Teaching to Internet
November 14, 2015
Teaching To Internet
I volunteeer weekly at Chrysalis in Downtown Los Angeles. I help teach people with less-than-stable living and work situations with how to use the internet to find jobs. This post is about what I learned about usability from working with hundreds of clients who have little to no computer experience or even exposure.
Browsing
Non-obvious cues as to what is and is not clickable make sites unusable for many. Text tips on hover or instructions all help users take advantage of what you have built.
Tutorials
Outside of video games and very specialized software, I just don't see people ever using tutorials. Google does a great job forcing people to see a lovely Gmail and Gdoc tutorial but I am not sure what the clients, or any of us, absorb from a slideshow. A well constructed reference page remains a rare bird.
Accessibility
Many elderly clients have a hard time with small boxes and small targets. The window resize arrows really bedevil a lot of clients on Windows machines. Given the prevalence of touch screens, it really does not make sense to make an app for a mass audience with tiny targets unless you are sure you have young, tech savvy users.
Google-Fu
Learning how to Google was something that came natural to me since I grew up with pre-Google awfulness of search aggregators. Becoming an efficient search query constructor was important if you ever wanted to find anything on the then still-infant internet.
For people new to the internet, teaching them the basics of querying really comes down to concepts of filtering through the introduction of more (or fewer) terms to broaden the search, and the idea of using synonyms. Specific to the job search, knowing that there can be many words for a similar job can help people that haven't been trained to think hyperliterally like a computer. For example, I teach the clients to search for, say, "custodian", "janitor", "maid" and "cleaner" on a job site like indeed.com.
Learning To Fly
In an average class of 15 people, I get a decent return on my time so long as I show people how to do things a couple of times with them following along. The best way to teach this stuff has been show-show-do, where I run through it quickly, do it more slowly, then have the class copy me on their machines.

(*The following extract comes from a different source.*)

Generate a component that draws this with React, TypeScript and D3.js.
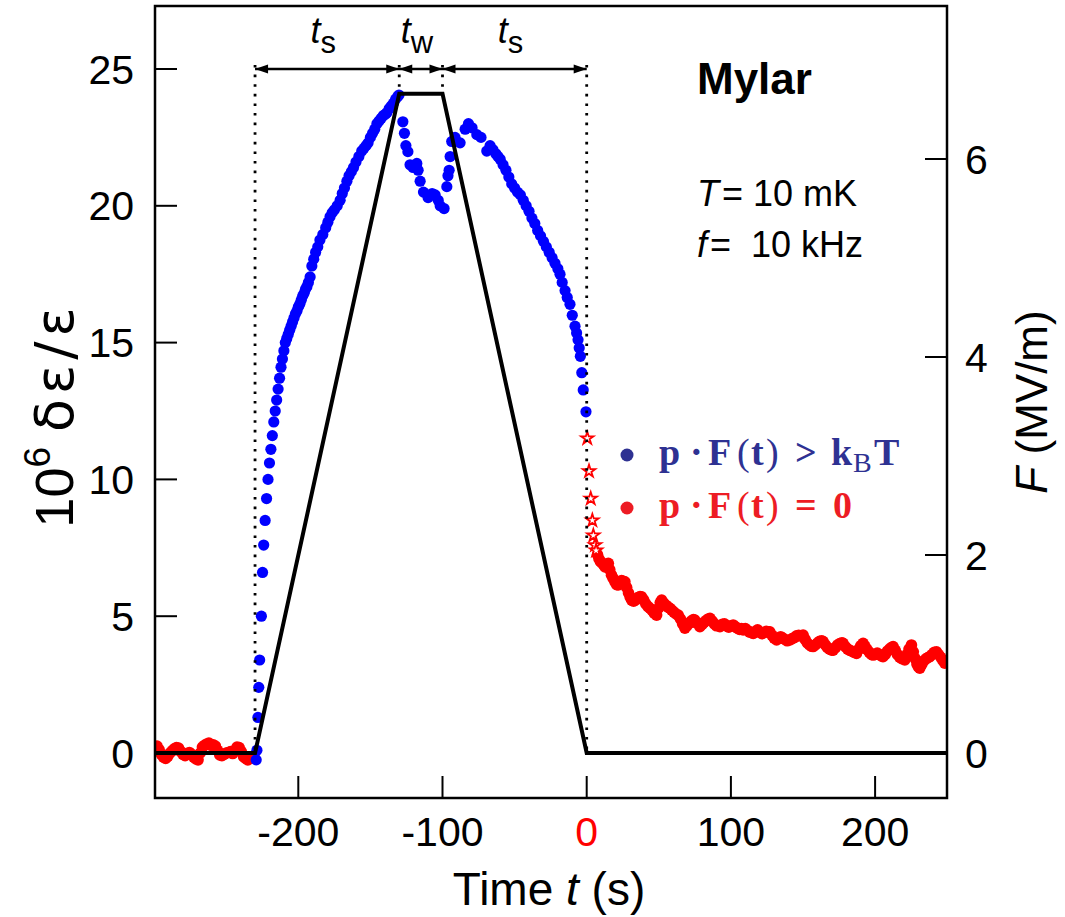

Funny how learning to program has been the result of repetition and slogging through exercises, but when I teach, at first I assumed people would just get the concepts of navigating a browser because the concepts are so second nature to me. Everything takes practice and patience. Providing small rewards and providing information in bite sized morsels gets better results than high level discussions about what the Internet is, or the numeric IP addressing in an URI. I had to overcome my own desire to show off what I knew, establishing that I was an expert first. I find classroom environments triggering my own competitive desire to dominate peers and demonstrate mastery, so being in a classroom where I am teaching and my students, to be frank, couldn't give a shit what I know beyond the curriculum, has been a cold splash of water on my ego.
Lessons for a Web, iOS Programmer
Accessibility is the first thing out the window when I am making a new app - all those alt
attributes are just annoying when I have a pile of images to deal with. It is natural to have urges to be lazy. That said, accessibility is so unbelievably important for people that literally cannot use your creation otherwise. Small icons, vague or missing directions, small targets and confusing layouts are extra difficult for people to use who have not been exposed to much technology.
Dumping users into a control panel or profile that looks like a fighter jet cockpit inspires panic. Try to keep things simple and obvious. I think it is ok to hide options so long as the categorization is obvious.
The more we can make them feel like they are in a supportive, immersive environment the more likely they are to enjoy the app and use it again. Many people just want something simple and easy to use - a hammer instead of a Swiss Army Knife. It is easy to forget, when you have grown up with sites like Facebook, how impossibly busy and complicated that site actually is to someone new to computers, and that site has some of the brightest minds in the world working on it. Pop ups and alerts should really be used less than they are. People with little computer experience already feel like they broke something whenever they move the mouse. Anything that disrupts their flow can turn them off to computers.